Kernel Log: Coming in 3.2 (Part 4) – Infrastructure
by Thorsten Leemhuis
Changes to the memory subsystem promise improved response times and performance. From Linux 3.2, device-mapper supports thin provisioning and is able to use this ability for improved snapshot functionality.
Just before last weekend, Linus Torvalds released the fifth pre-release version of Linux 3.2. In his release email, he expressed some disappointment about the increase in commits since RC4 compared to the second and fourth release candidates. Torvalds says that there's "nothing really scary" in RC5, noting that the changes tend "to be pretty small, and many of them are solid regression fixes"
Torvalds has not yet given any indication of an expected release date for kernel 3.2. But, with many kernel developers away from their keyboards over the Christmas and New Year period, to avoid having the Linux 3.3 merge window fall within this period, the next major Linux version is unlikely to be released before early January. The Kernel Log will nonetheless complete the "Coming in 3.2" series before Christmas. Following articles on new features in the areas of network drivers and infrastructure, filesystems and architecture and processor support, this article is concerned with other kernel infrastructure. The series will conclude with an article on drivers.
Memory management
The writeback code now throttles programs which generate large volumes of data for writing to storage media more efficiently (see e.g. 1, 2, 3, 4, 5). This should ensure that the system reacts to user interaction quickly and does not become overloaded by trying to cache large volumes of data, such as can occur with dd
when writing to a very slow disk. In the release email for 3.2-rc1, Torvalds noted that, although these changes were very small, they had the potential to be noticed by all users. There are, however, still some situations in which, because the memory management is busy, the system appears to the user to be reacting slowly. Mel Gorman has developed changes (see e.g. 1, 2), to fix a frequent problem relating to transparent huge pages (THP), background information on which can be found in this LWN.net article.
The new cross memory attach reduces overhead when communicating via the message passing interface (MPI). Further information can be found in the LWN.net article Fast Interprocess Messaging and the description of the new function call. Changes to the SLUB allocator and vmscan code should improve kernel performance in some situations, as evidenced by benchmark figures in the commit comments. Likewise mremap support and TLB optimisations in the transparent huge pages (THP) code.
Also proposed for merger was frontswap, which can be used by programs such as Xen and Zcache to save cached data in Xen's transcendent memory or compressed in memory; the feature is described in more detail in this LWN.net article.
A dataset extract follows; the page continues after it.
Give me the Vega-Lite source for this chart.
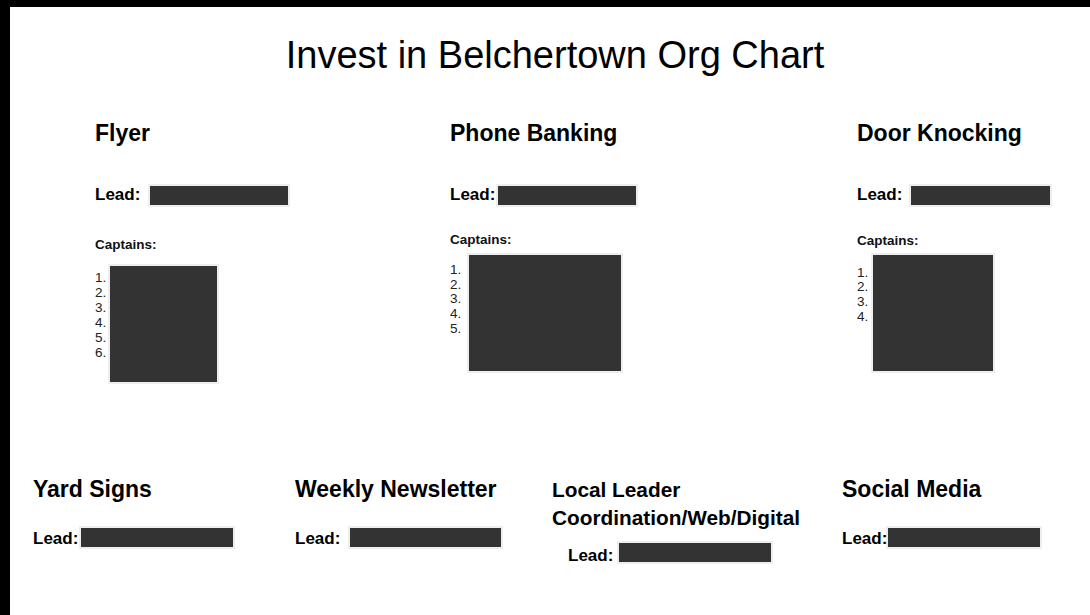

Several kernel hackers spoke out against its merger, with a summary of the state of play from the main coder failing to shift their viewpoint. Following a somewhat capitulatory sounding email, Konrad Rzeszutek Wilk has volunteered to help get frontswap in shape for merger.
Virtualisation
The front and backend drivers for accessing storage devices under Xen virtualisation now support discard, enabling hosts to determine when storage is freed up by guest systems (1, 2).
There have been a number of minor enhancements to the kernel-based KVM hypervisor. The native KVM tool has once again been proposed for merger. A script which allows a virtual machine to be launched with Qemu with minimum effort (to try out a newly built kernel for example), proposed as an alternative to the native KVM tool, also made a first serious merge attempt. Neither approach was included in this development cycle, but the developers behind both solutions will likely try again in Linux 3.3.
Device-mapper
From 3.2, device-mapper contains an experimental persistent data library, a framework for storing metadata for device-mapper targets. Various targets will rely on it in future, as expressed in the documentation. One of the first device-mapper targets to use the new infrastructure is dm-thin, which enables functions for thin provisioning of storage, allowing more storage to be exported than is actually present.
Dm-thin also adds improved snapshot functionality, which makes more efficient use of storage space, and is expected to deliver decent performance even when multiple snapshots are generated on a disk (for example as backups). This code is marked as experimental. Background information can be found in the documentation and in a page on dm-thin for Fedora 17, which will incorporate this feature. Using it requires new userspace tools.
Dm-bufio is another new and experimental device-mapper function which can be used as a disk cache. Device-mapper now also forwards information on whether the underlying disk has a non-rotating storage mechanism (e.g. an SSD). This information can allow faster booting.